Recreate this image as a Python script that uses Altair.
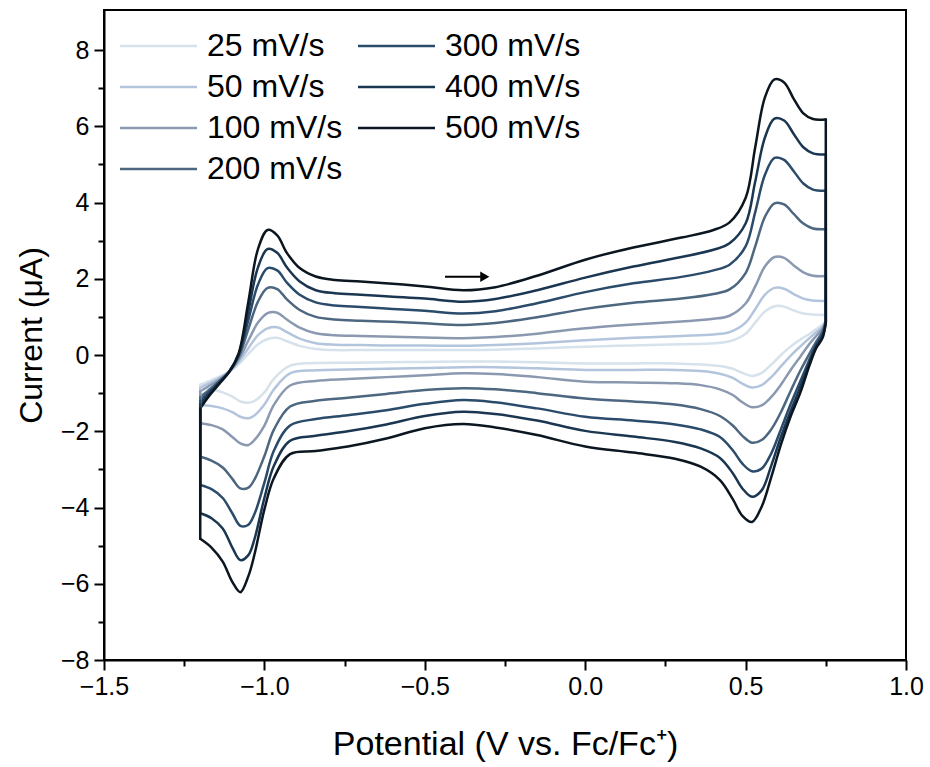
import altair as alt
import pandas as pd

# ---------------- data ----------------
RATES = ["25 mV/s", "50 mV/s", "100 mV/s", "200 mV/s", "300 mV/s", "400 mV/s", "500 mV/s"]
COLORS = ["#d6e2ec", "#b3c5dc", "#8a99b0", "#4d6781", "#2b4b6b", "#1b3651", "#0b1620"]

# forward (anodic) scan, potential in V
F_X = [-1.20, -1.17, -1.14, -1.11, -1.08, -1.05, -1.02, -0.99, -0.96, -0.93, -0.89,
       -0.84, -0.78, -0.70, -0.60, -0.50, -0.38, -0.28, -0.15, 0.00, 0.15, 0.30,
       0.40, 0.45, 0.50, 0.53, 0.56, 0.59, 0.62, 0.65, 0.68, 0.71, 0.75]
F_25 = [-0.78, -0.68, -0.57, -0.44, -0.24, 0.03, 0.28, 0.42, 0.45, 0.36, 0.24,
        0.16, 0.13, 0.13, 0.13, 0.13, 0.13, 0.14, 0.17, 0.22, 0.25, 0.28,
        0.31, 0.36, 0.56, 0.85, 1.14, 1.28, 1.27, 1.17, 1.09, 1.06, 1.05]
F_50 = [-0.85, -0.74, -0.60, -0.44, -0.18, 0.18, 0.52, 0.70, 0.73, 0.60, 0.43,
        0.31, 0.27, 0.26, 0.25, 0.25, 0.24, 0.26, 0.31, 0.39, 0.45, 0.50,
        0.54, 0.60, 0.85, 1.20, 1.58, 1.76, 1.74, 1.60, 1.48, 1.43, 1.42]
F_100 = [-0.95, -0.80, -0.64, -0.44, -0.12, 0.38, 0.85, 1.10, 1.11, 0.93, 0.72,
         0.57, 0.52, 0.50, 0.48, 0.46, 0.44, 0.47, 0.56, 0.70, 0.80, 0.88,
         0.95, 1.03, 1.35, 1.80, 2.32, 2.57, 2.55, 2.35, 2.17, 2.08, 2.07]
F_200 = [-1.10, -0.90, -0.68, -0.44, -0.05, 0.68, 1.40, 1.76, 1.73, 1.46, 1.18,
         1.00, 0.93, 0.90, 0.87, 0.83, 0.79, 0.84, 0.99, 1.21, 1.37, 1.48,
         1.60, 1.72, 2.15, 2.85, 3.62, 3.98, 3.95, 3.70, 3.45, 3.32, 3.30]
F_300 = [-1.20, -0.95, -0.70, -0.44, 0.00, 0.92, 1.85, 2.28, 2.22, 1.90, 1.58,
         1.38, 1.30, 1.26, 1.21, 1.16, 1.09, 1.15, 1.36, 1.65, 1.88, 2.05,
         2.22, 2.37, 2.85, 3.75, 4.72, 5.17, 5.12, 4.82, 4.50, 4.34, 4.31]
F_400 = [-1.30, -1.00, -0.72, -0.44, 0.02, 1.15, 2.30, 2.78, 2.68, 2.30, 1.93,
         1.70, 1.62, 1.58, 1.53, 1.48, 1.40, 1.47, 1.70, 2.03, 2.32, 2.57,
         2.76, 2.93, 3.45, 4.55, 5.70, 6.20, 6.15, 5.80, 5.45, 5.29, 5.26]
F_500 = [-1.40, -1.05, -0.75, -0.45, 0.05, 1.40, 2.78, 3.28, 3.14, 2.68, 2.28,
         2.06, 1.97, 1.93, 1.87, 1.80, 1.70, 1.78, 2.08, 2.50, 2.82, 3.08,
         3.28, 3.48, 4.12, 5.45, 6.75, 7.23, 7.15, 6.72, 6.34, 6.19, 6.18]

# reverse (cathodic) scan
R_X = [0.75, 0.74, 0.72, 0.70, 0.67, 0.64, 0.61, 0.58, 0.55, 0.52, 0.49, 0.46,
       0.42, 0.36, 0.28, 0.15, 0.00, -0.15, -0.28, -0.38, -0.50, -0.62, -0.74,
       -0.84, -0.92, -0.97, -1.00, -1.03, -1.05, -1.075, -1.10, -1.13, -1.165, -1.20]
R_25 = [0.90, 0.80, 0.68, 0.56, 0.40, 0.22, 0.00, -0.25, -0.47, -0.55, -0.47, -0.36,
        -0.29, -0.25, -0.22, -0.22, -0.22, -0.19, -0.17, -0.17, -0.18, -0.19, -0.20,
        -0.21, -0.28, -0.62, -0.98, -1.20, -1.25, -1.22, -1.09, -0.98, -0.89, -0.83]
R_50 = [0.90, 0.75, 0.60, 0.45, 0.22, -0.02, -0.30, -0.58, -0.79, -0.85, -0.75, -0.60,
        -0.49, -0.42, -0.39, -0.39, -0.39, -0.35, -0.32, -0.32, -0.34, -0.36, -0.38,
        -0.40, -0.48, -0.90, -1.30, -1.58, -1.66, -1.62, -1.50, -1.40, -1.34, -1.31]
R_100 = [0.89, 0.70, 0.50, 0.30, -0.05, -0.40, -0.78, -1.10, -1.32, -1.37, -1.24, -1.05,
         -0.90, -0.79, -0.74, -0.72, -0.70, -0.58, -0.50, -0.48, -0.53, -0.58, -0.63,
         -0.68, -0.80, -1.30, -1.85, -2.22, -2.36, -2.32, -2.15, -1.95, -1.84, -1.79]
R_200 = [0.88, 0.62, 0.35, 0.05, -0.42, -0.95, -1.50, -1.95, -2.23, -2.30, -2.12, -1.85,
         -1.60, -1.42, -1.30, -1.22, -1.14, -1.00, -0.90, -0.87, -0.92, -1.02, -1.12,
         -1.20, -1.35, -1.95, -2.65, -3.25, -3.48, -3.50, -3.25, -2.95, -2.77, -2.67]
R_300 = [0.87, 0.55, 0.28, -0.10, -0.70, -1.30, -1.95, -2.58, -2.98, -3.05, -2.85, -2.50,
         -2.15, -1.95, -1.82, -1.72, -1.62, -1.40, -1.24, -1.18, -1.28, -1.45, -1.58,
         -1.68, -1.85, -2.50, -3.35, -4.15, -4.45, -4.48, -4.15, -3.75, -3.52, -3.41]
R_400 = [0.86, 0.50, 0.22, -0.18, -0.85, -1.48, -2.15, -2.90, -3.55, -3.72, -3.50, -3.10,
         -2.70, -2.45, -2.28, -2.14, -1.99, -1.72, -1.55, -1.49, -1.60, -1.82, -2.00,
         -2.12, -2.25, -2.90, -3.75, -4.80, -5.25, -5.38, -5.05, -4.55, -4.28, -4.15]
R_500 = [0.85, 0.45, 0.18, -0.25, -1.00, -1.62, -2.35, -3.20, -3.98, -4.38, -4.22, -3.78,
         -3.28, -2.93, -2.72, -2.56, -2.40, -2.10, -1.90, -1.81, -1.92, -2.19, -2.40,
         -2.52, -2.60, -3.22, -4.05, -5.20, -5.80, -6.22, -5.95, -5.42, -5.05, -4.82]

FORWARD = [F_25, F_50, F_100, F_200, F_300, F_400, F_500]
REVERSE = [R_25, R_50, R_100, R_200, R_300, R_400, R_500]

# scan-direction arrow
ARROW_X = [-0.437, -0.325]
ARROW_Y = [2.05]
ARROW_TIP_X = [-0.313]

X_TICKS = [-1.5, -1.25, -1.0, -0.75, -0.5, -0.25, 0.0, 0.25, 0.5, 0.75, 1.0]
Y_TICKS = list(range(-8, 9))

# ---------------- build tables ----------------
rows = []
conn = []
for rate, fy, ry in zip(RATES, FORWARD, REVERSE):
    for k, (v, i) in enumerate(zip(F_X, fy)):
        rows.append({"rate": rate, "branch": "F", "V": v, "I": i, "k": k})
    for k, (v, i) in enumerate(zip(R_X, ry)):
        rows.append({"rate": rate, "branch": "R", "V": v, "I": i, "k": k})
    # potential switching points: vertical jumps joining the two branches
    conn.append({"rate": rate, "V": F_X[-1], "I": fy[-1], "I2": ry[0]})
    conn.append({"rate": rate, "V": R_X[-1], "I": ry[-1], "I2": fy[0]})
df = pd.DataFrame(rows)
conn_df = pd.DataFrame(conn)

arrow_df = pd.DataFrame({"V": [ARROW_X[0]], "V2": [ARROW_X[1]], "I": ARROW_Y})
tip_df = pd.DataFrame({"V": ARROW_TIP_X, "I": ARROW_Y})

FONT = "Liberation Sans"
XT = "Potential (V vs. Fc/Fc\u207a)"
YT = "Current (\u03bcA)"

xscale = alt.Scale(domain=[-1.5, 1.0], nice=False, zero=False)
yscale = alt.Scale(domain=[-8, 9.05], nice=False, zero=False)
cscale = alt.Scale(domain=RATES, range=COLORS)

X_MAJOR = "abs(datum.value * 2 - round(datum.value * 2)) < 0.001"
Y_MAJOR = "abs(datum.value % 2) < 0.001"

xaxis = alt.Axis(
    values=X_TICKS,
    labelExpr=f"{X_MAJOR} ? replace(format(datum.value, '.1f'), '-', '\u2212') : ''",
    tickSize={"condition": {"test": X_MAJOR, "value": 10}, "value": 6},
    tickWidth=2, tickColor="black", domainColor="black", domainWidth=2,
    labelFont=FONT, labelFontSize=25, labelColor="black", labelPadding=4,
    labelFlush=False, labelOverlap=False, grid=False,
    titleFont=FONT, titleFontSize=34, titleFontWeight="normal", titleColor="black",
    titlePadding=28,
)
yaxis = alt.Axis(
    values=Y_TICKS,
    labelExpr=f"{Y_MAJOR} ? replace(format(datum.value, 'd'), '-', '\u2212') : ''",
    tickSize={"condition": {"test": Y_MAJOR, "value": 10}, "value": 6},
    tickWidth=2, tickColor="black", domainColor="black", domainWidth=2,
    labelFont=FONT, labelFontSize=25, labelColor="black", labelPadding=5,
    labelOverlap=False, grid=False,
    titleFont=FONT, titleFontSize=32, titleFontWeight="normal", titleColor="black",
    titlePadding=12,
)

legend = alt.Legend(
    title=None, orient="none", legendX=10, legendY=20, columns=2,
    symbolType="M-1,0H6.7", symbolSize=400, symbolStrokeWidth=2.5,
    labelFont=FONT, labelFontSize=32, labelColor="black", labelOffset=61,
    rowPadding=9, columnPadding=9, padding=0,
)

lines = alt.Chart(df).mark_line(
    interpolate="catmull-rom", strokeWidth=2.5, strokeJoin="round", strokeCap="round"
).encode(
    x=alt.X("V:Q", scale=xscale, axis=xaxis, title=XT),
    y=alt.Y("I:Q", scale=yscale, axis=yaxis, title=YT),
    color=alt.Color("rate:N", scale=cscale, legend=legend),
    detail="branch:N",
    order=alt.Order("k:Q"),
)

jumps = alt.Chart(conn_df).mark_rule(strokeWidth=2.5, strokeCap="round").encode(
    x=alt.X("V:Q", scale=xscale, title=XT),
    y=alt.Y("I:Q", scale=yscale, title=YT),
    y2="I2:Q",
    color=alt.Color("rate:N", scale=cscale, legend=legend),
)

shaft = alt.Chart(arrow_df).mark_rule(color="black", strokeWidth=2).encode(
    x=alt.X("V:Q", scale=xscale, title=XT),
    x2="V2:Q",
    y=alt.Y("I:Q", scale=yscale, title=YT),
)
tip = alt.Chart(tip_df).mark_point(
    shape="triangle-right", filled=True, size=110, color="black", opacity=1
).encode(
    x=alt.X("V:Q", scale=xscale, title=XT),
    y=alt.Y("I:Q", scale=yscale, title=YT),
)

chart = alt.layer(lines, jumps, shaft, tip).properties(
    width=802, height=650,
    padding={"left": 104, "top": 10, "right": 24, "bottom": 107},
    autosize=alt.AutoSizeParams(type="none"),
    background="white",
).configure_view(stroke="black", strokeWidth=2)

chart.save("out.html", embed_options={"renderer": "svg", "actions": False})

-------

Stated goal:
Pictures stay out. Repeat only the lines from the beginning of the data through the line that has "6.34, 6.19, 6.18]".

Solved problem:
Recreate this image as a Python script that uses Altair.
import altair as alt
import pandas as pd

# ---------------- data ----------------
RATES = ["25 mV/s", "50 mV/s", "100 mV/s", "200 mV/s", "300 mV/s", "400 mV/s", "500 mV/s"]
COLORS = ["#d6e2ec", "#b3c5dc", "#8a99b0", "#4d6781", "#2b4b6b", "#1b3651", "#0b1620"]

# forward (anodic) scan, potential in V
F_X = [-1.20, -1.17, -1.14, -1.11, -1.08, -1.05, -1.02, -0.99, -0.96, -0.93, -0.89,
       -0.84, -0.78, -0.70, -0.60, -0.50, -0.38, -0.28, -0.15, 0.00, 0.15, 0.30,
       0.40, 0.45, 0.50, 0.53, 0.56, 0.59, 0.62, 0.65, 0.68, 0.71, 0.75]
F_25 = [-0.78, -0.68, -0.57, -0.44, -0.24, 0.03, 0.28, 0.42, 0.45, 0.36, 0.24,
        0.16, 0.13, 0.13, 0.13, 0.13, 0.13, 0.14, 0.17, 0.22, 0.25, 0.28,
        0.31, 0.36, 0.56, 0.85, 1.14, 1.28, 1.27, 1.17, 1.09, 1.06, 1.05]
F_50 = [-0.85, -0.74, -0.60, -0.44, -0.18, 0.18, 0.52, 0.70, 0.73, 0.60, 0.43,
        0.31, 0.27, 0.26, 0.25, 0.25, 0.24, 0.26, 0.31, 0.39, 0.45, 0.50,
        0.54, 0.60, 0.85, 1.20, 1.58, 1.76, 1.74, 1.60, 1.48, 1.43, 1.42]
F_100 = [-0.95, -0.80, -0.64, -0.44, -0.12, 0.38, 0.85, 1.10, 1.11, 0.93, 0.72,
         0.57, 0.52, 0.50, 0.48, 0.46, 0.44, 0.47, 0.56, 0.70, 0.80, 0.88,
         0.95, 1.03, 1.35, 1.80, 2.32, 2.57, 2.55, 2.35, 2.17, 2.08, 2.07]
F_200 = [-1.10, -0.90, -0.68, -0.44, -0.05, 0.68, 1.40, 1.76, 1.73, 1.46, 1.18,
         1.00, 0.93, 0.90, 0.87, 0.83, 0.79, 0.84, 0.99, 1.21, 1.37, 1.48,
         1.60, 1.72, 2.15, 2.85, 3.62, 3.98, 3.95, 3.70, 3.45, 3.32, 3.30]
F_300 = [-1.20, -0.95, -0.70, -0.44, 0.00, 0.92, 1.85, 2.28, 2.22, 1.90, 1.58,
         1.38, 1.30, 1.26, 1.21, 1.16, 1.09, 1.15, 1.36, 1.65, 1.88, 2.05,
         2.22, 2.37, 2.85, 3.75, 4.72, 5.17, 5.12, 4.82, 4.50, 4.34, 4.31]
F_400 = [-1.30, -1.00, -0.72, -0.44, 0.02, 1.15, 2.30, 2.78, 2.68, 2.30, 1.93,
         1.70, 1.62, 1.58, 1.53, 1.48, 1.40, 1.47, 1.70, 2.03, 2.32, 2.57,
         2.76, 2.93, 3.45, 4.55, 5.70, 6.20, 6.15, 5.80, 5.45, 5.29, 5.26]
F_500 = [-1.40, -1.05, -0.75, -0.45, 0.05, 1.40, 2.78, 3.28, 3.14, 2.68, 2.28,
         2.06, 1.97, 1.93, 1.87, 1.80, 1.70, 1.78, 2.08, 2.50, 2.82, 3.08,
         3.28, 3.48, 4.12, 5.45, 6.75, 7.23, 7.15, 6.72, 6.34, 6.19, 6.18]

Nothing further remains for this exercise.